Rows from a dataset of charts and code:
————

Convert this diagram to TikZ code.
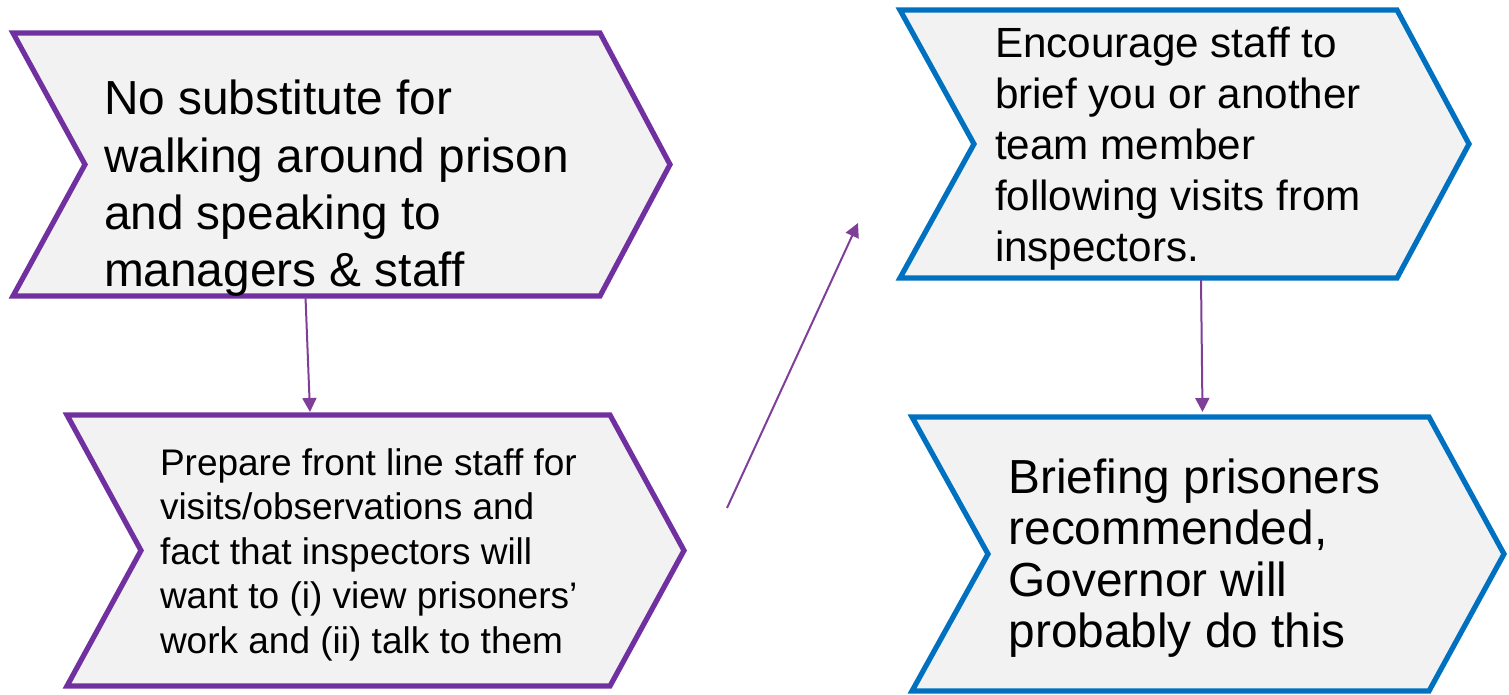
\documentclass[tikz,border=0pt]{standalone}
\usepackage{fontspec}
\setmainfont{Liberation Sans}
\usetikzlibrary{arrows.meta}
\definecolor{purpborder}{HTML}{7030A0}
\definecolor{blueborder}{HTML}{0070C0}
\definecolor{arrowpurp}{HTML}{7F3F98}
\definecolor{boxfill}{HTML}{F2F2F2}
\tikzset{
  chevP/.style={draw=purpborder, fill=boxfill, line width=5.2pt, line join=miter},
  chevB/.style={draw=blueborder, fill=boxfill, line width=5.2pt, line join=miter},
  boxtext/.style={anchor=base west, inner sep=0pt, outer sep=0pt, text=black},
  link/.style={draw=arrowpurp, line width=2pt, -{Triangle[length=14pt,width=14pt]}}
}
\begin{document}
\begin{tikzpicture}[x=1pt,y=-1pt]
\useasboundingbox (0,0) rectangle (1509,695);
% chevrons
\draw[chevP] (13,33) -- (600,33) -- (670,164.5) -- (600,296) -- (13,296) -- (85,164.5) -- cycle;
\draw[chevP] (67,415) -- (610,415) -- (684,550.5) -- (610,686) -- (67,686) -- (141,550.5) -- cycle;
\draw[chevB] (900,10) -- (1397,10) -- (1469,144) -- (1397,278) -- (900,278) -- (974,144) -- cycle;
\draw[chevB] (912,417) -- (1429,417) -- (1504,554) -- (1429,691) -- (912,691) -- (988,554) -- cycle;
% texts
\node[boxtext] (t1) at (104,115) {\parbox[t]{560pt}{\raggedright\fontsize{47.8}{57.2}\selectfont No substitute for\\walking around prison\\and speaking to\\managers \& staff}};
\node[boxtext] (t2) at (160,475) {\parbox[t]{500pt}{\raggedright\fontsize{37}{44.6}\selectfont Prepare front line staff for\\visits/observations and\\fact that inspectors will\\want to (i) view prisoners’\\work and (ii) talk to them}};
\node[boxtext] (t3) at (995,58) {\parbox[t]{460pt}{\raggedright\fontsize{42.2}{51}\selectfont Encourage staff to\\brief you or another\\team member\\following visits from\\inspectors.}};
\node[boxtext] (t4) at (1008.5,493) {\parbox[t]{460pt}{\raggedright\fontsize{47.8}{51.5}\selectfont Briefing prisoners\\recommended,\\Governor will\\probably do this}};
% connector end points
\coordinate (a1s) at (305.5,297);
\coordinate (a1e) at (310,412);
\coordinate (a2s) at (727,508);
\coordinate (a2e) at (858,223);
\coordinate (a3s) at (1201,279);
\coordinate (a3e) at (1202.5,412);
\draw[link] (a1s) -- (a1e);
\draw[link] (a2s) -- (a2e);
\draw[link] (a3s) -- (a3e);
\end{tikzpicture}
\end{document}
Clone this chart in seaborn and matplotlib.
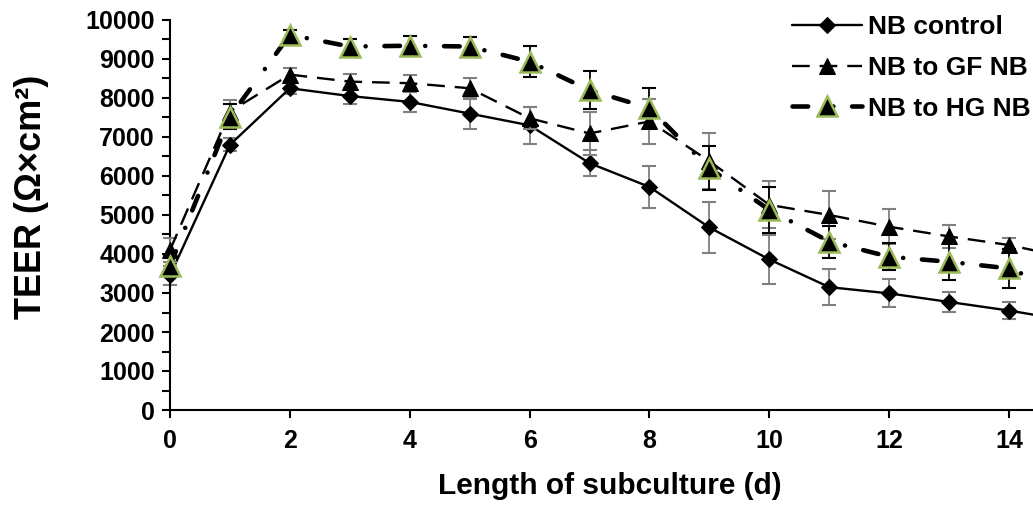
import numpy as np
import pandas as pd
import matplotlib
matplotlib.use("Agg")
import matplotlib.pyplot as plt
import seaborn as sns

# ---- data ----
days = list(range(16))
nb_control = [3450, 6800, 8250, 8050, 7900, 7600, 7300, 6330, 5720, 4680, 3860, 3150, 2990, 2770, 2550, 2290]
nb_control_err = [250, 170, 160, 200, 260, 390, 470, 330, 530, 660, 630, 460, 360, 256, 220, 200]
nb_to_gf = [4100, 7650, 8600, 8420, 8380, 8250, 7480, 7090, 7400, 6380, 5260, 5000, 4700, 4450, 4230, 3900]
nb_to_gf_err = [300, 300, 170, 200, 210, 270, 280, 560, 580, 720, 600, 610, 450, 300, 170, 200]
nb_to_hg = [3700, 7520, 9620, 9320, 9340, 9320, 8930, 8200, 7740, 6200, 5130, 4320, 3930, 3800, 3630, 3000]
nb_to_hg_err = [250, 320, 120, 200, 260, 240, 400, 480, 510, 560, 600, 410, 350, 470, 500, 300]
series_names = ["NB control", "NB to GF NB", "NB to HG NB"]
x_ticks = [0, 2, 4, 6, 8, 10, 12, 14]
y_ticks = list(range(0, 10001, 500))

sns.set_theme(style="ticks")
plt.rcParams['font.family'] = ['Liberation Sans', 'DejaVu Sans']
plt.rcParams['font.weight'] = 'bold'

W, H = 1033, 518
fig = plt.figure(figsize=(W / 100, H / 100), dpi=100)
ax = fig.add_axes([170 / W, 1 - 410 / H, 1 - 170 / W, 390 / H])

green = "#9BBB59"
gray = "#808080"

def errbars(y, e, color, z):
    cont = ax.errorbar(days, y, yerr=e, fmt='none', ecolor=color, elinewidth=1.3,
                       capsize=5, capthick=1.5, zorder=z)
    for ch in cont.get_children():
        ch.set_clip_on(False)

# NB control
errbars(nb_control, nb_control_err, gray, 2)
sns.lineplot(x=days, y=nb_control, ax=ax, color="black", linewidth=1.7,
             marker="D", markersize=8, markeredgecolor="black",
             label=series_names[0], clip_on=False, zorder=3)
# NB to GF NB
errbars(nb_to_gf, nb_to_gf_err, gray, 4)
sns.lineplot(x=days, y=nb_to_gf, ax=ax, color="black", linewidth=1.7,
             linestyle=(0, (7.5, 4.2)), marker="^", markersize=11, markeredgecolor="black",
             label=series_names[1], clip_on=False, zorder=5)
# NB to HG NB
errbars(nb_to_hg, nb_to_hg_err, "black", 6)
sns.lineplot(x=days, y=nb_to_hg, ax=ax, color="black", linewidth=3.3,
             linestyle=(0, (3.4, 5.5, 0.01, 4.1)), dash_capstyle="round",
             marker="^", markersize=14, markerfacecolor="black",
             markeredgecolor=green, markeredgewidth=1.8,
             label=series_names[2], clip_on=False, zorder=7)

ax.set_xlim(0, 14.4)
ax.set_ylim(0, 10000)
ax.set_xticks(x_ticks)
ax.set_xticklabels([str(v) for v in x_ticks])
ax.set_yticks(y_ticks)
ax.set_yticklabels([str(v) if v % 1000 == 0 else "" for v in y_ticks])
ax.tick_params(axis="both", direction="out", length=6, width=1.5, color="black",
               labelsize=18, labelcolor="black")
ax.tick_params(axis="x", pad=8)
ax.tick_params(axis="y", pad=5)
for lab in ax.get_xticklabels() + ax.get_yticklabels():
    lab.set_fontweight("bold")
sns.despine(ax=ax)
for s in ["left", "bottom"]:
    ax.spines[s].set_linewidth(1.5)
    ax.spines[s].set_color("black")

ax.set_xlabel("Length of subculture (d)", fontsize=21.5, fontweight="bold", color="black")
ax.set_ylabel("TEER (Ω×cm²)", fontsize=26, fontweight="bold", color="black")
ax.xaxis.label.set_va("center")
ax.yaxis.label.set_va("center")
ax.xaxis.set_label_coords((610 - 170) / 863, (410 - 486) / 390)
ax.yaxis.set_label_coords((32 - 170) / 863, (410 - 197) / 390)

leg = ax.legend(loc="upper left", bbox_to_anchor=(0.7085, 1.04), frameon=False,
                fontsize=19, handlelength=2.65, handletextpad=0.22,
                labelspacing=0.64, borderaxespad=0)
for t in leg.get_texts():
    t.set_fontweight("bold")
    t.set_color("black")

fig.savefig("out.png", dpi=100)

————

Using the data above, copy exactly the lines from the one containing "Clone this chart in seaborn and matplotlib." to the one containing "plt.rcParams['font.weight'] = 'bold'", inclusive. Exclude the pictures.

Clone this chart in seaborn and matplotlib.
import numpy as np
import pandas as pd
import matplotlib
matplotlib.use("Agg")
import matplotlib.pyplot as plt
import seaborn as sns

# ---- data ----
days = list(range(16))
nb_control = [3450, 6800, 8250, 8050, 7900, 7600, 7300, 6330, 5720, 4680, 3860, 3150, 2990, 2770, 2550, 2290]
nb_control_err = [250, 170, 160, 200, 260, 390, 470, 330, 530, 660, 630, 460, 360, 256, 220, 200]
nb_to_gf = [4100, 7650, 8600, 8420, 8380, 8250, 7480, 7090, 7400, 6380, 5260, 5000, 4700, 4450, 4230, 3900]
nb_to_gf_err = [300, 300, 170, 200, 210, 270, 280, 560, 580, 720, 600, 610, 450, 300, 170, 200]
nb_to_hg = [3700, 7520, 9620, 9320, 9340, 9320, 8930, 8200, 7740, 6200, 5130, 4320, 3930, 3800, 3630, 3000]
nb_to_hg_err = [250, 320, 120, 200, 260, 240, 400, 480, 510, 560, 600, 410, 350, 470, 500, 300]
series_names = ["NB control", "NB to GF NB", "NB to HG NB"]
x_ticks = [0, 2, 4, 6, 8, 10, 12, 14]
y_ticks = list(range(0, 10001, 500))

sns.set_theme(style="ticks")
plt.rcParams['font.family'] = ['Liberation Sans', 'DejaVu Sans']
plt.rcParams['font.weight'] = 'bold'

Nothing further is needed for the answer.